Une revue bimestrielle, exigeante et accessible, au croisement entre le monde de la recherche et les associations de terrain.
Je suis professeur de lettres depuis trois ans et, cette année, d’histoire-géographie, en lycée général (1e S), technique (1e Stt gestion) et professionnel (Bep et Bac pro), dans un lycée privé catholique à Noisy le Grand (Seine-Saint-Denis).
J’ai toujours voulu être prof. J’ai commencé par être maître auxiliaire, tout en passant le concours externe : le passage par l’Iufm et par l’ISP ne m’a pas apporté grand chose ; en effet, je trouve l’écart trop grand entre formateurs et élèves. Mais mon année de stage a été une expérience heureuse car, dans l’enseignement privé, on bénéficie du soutien d’un enseignant « tuteur ». Le mien a été formidable. Passionnée par le métier, je n’ai peut-être pas trop de vie en dehors… Après deux ans sans conflit, j’ai découvert le lycée professionnel et suis tombée de mon estrade ! On est amené à relativiser en étant remis en cause par les élèves, mais cela apprend à travailler autrement.
Le contact avec les élèves peut aussi être éprouvant. Il est nécessaire de trouver le « truc » qui permettra d’accrocher l’auditoire. Par exemple, j’ai cours avec les « bac pro » chaque vendredi de 16h à 17h ; par chance, ils aiment la mythologie. Du coup, chaque semaine, nous y consacrons cette heure qui se passe dans le calme. Je préfère faire de la mythologie, même si c’est hors programme, plutôt que de m’égosiller pour tenter d’imposer un enseignement qui ne « passe » pas ou calmer une atmosphère conflictuelle dans la classe. Au cours de cette heure, si les points du programme sont abordés, c’est en rusant : il est plus facile de rechercher et d’expliquer une comparaison ou une personnification sur un texte qui suscite l’adhésion de tous.
Mais il ne faut pas croire que seul le lycée professionnel pose problème.
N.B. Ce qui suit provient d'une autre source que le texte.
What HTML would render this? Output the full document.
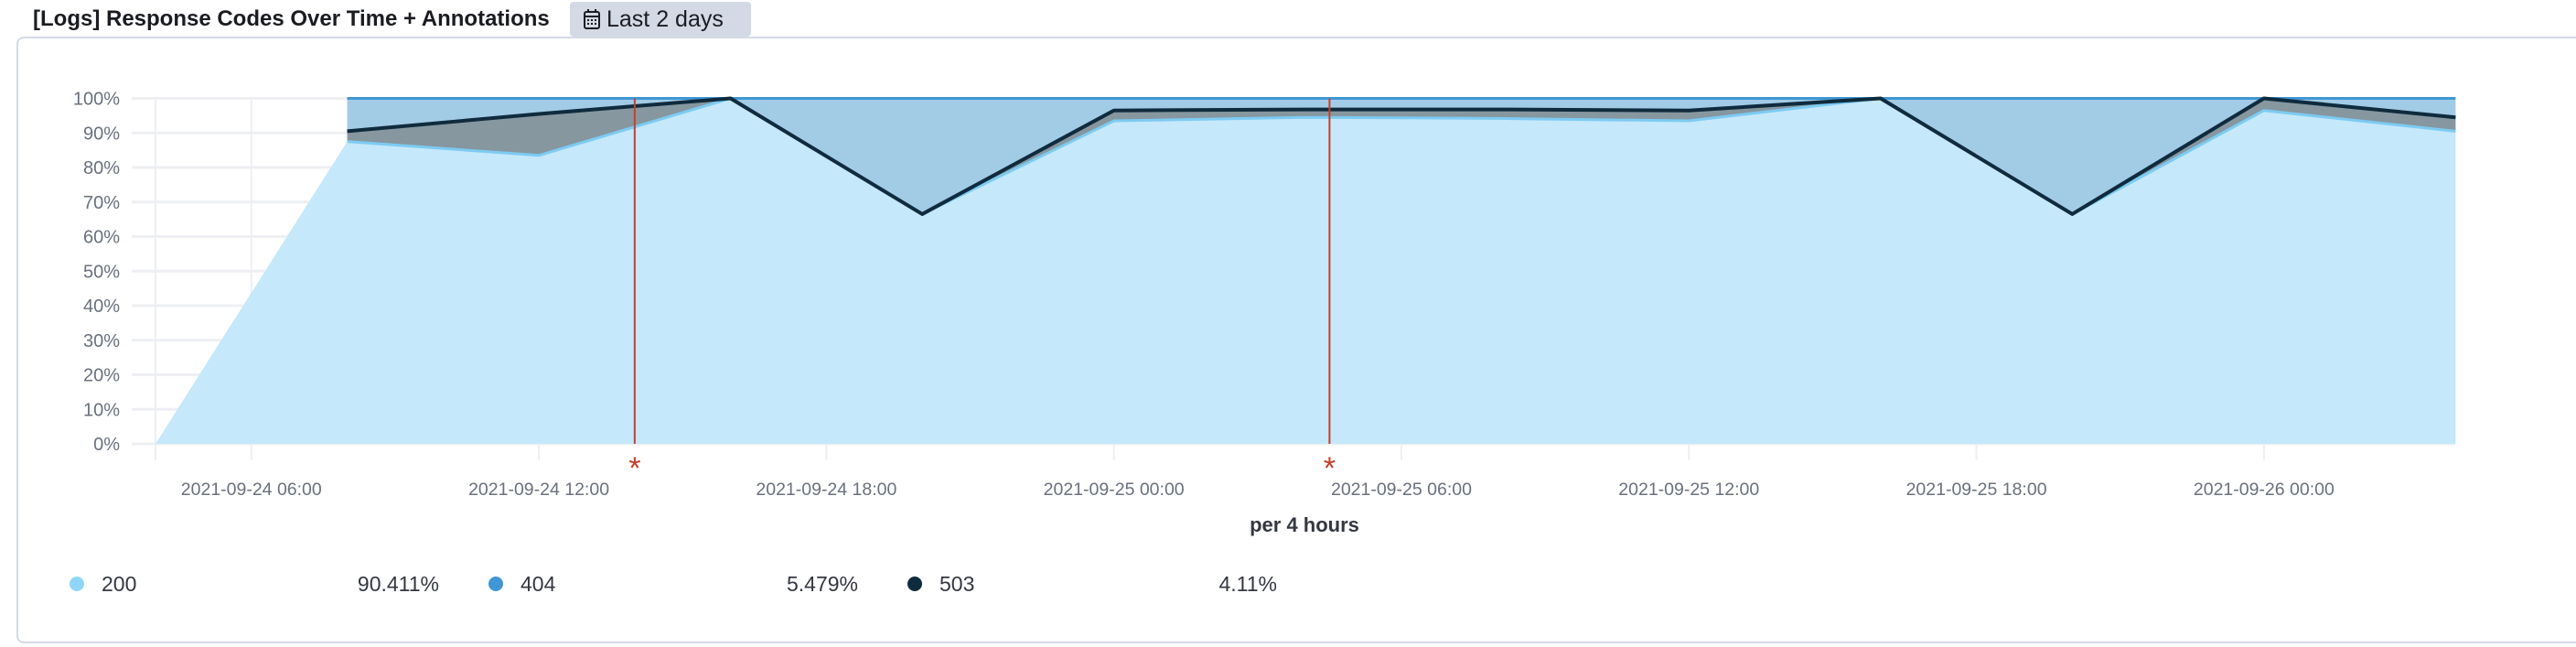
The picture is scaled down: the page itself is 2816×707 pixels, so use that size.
<!DOCTYPE html>
<html><head><meta charset="utf-8">
<style>
html,body{margin:0;padding:0;background:#fff;width:2816px;height:707px;overflow:hidden;font-family:"Liberation Sans",sans-serif;}
#panel{position:absolute;left:18px;top:40px;width:2820px;height:663px;border:2px solid #d3dae6;border-radius:8px;background:#fff;box-sizing:border-box;}
#title{position:absolute;left:36px;top:7px;font-size:24px;font-weight:bold;color:#1a1c21;}
#badge{position:absolute;left:623px;top:2px;width:198px;height:38px;background:#d3dae6;border-radius:4px;font-size:25px;color:#1a1c21;line-height:38px;box-sizing:border-box;padding-left:14px;white-space:nowrap;}
svg{position:absolute;left:0;top:0;}
</style></head><body>
<div id="panel"></div>
<div id="title">[Logs] Response Codes Over Time + Annotations</div>
<div id="badge"><svg width="20" height="24" style="position:relative;display:inline-block;vertical-align:-4px;margin-right:6px"><rect x="2" y="4" width="16" height="18" rx="2" fill="none" stroke="#1a1c21" stroke-width="2"/><line x1="2" y1="9" x2="18" y2="9" stroke="#1a1c21" stroke-width="2"/><line x1="6" y1="1" x2="6" y2="5" stroke="#1a1c21" stroke-width="2"/><line x1="14" y1="1" x2="14" y2="5" stroke="#1a1c21" stroke-width="2"/><g fill="#1a1c21"><rect x="5" y="12" width="2" height="2"/><rect x="9" y="12" width="2" height="2"/><rect x="13" y="12" width="2" height="2"/><rect x="5" y="16" width="2" height="2"/><rect x="9" y="16" width="2" height="2"/><rect x="13" y="16" width="2" height="2"/></g></svg>Last 2 days</div>
<svg id="chart" width="2816" height="707"></svg>
<script>
// hours since 2021-09-24 00:00 for each 4h bucket
const bucketHours = [4,8,12,16,20,24,28,32,36,40,44,48,52];
const series200 = [0,87.5,83.5,100,66.5,93.5,94.5,94.2,93.5,100,66.5,96.5,90.5];
const series503 = [null,3,12,0,0,3,2.3,2.6,3,0,0,3.5,4];
const series404 = [null,9.5,4.5,0,33.5,3.5,3.2,3.2,3.5,0,33.5,0,5.5];
const yTicks = [0,10,20,30,40,50,60,70,80,90,100];
const xTickHours = [6,12,18,24,30,36,42,48];
const xTickLabels = ["2021-09-24 06:00","2021-09-24 12:00","2021-09-24 18:00","2021-09-25 00:00","2021-09-25 06:00","2021-09-25 12:00","2021-09-25 18:00","2021-09-26 00:00"];
const annotationHours = [14,28.5];
const legendNames = ["200","404","503"];
const legendValues = ["90.411%","5.479%","4.11%"];

const NS="http://www.w3.org/2000/svg";
const svg=document.getElementById('chart');
const X0=170, HPX=314.3/6, XR=2684, YT=107.5, YB=485;
const x=h=>X0+(h-4)*HPX;
const y=v=>YB-(v/100)*(YB-YT);
function mk(tag,attrs,parent){const e=document.createElementNS(NS,tag);for(const k in attrs)e.setAttribute(k,attrs[k]);(parent||svg).appendChild(e);return e;}

yTicks.forEach(v=>{
  const l=mk('line',{x1:144,x2:XR,y1:y(v),y2:y(v),stroke:'#eeeff2','stroke-width':3});
  
  
  const t=mk('text',{x:131,y:y(v)+7,'text-anchor':'end','font-size':20,fill:'#69707d'});
  t.textContent=v+'%';
  
  
});
const vx=[X0].concat(xTickHours.map(x));
vx.forEach(px=>{
  const l=mk('line',{x1:px,x2:px,y1:YT,y2:503,stroke:'#eeeff2','stroke-width':2});
  
  
});

const idx=bucketHours.map((h,i)=>i);
const cum1=series200.slice();
const cum2=series200.map((v,i)=>series503[i]==null?null:v+series503[i]);
const cum3=series200.map((v,i)=>series404[i]==null?null:cum2[i]+series404[i]);
const line200=series200.map((v,i)=>series503[i]==null?null:v);
function area(lower,upper,fill,name){
  const ii=idx.filter(i=>upper[i]!=null);
  let d=ii.map((i,k)=>(k?'L':'M')+x(bucketHours[i])+','+y(upper[i])).join('');
  ii.slice().reverse().forEach(i=>{d+='L'+x(bucketHours[i])+','+y(lower?lower[i]:0);});
  const p=mk('path',{d:d+'Z',fill:fill});
  
  
}
function line(vals,color,w,name){
  const ii=idx.filter(i=>vals[i]!=null);
  const d=ii.map((i,k)=>(k?'L':'M')+x(bucketHours[i])+','+y(vals[i])).join('');
  const p=mk('path',{d:d,fill:'none',stroke:color,'stroke-width':w,'stroke-linejoin':'round'});
  
  
}
area(null,cum1,'#c5e8fa','area-200');
area(cum1,cum2,'#86979f','area-503');
area(cum2,cum3,'#a2cbe6','area-404');
line(line200,'#7ccbf2',3,'line-200');
line(cum3,'#3f97d4',3,'line-404');
line(cum2,'#0f2b3d',4,'line-503');

xTickHours.forEach((h,i)=>{
  const t=mk('text',{x:x(h),y:541,'text-anchor':'middle','font-size':19.5,fill:'#69707d'});
  t.textContent=xTickLabels[i];
  
  
});
const xt=mk('text',{x:1426,y:581,'text-anchor':'middle','font-size':22,'font-weight':'bold',fill:'#343741'});
xt.textContent='per 4 hours';



annotationHours.forEach(h=>{
  const l=mk('line',{x1:x(h),x2:x(h),y1:YT,y2:YB,stroke:'#c4402a','stroke-width':2});
  
  
  const t=mk('text',{x:x(h),y:523,'text-anchor':'middle','font-size':34,fill:'#c4402a'});
  t.textContent='*';
  
  
});

const legColors=['#8fd6f9','#3f97d4','#0f2b3d'];
legendNames.forEach((n,i)=>{
  const bx=84+i*458;
  const c=mk('circle',{cx:bx,cy:638,r:8,fill:legColors[i]});
  
  
  const t=mk('text',{x:bx+27,y:646,'font-size':23,fill:'#343741'});
  t.textContent=n;
  
  
  const v=mk('text',{x:bx+396,y:646,'text-anchor':'end','font-size':23,fill:'#343741'});
  v.textContent=legendValues[i];
  
  
});
</script>
</body></html>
Les jeunes de 1e S se prétendent scientifiques et n’aiment pas les lettres. Comme je suis leur professeur principal, je leur ai dit que je sortais moi aussi d’une série scientifique. En leur prouvant – à propos d’un texte de Diderot – que j’en savais plus qu’eux sur l’anatomie, j’ai réussi à gagner le respect d’élèves scientifiques en tant que professeur de lettres. J’ai aussi fait la démarche d’aborder des textes évoquant les sciences, domaine qu’ils préfèrent, afin de les toucher. J’ai mieux perçu combien le rapport à la motivation des élèves est crucial, quelle que soit la classe : il faut trouver un angle d’accroche pour les textes, varier les types d’activité, les dispositifs pédagogiques, les supports, afin de les surprendre, d’éviter la routine tout en respectant les programmes. La motivation est l’un élément fondamental de leur réussite, elle nous demande de faire preuve constamment d’ingéniosité. Ce n’est pas toujours aisé.
Certains soirs, je suis fatiguée et très en colère parce que je veux permettre à chaque élève de se construire comme individu et que je crois ne pas y être parvenue. Mais le lendemain, c’est fini…, quelque chose passe ! Chaque jour, il y a un défi à relever.
Si je continue, c’est vraiment que j’aime le contact avec les élèves, j’aime l’idée de transmettre un savoir (même si sur le moment l’impression domine qu’il n’en restera rien), j’aime leur montrer que j’ai une opinion sur les événements de la vie, comme eux. L’enrichissement est réciproque. En cas de difficulté, je parle avec les autres enseignants : l’équipe pédagogique travaille en commun. J’ai sans doute beaucoup de chance de bénéficier, comme jeune prof, de cette entraide mutuelle.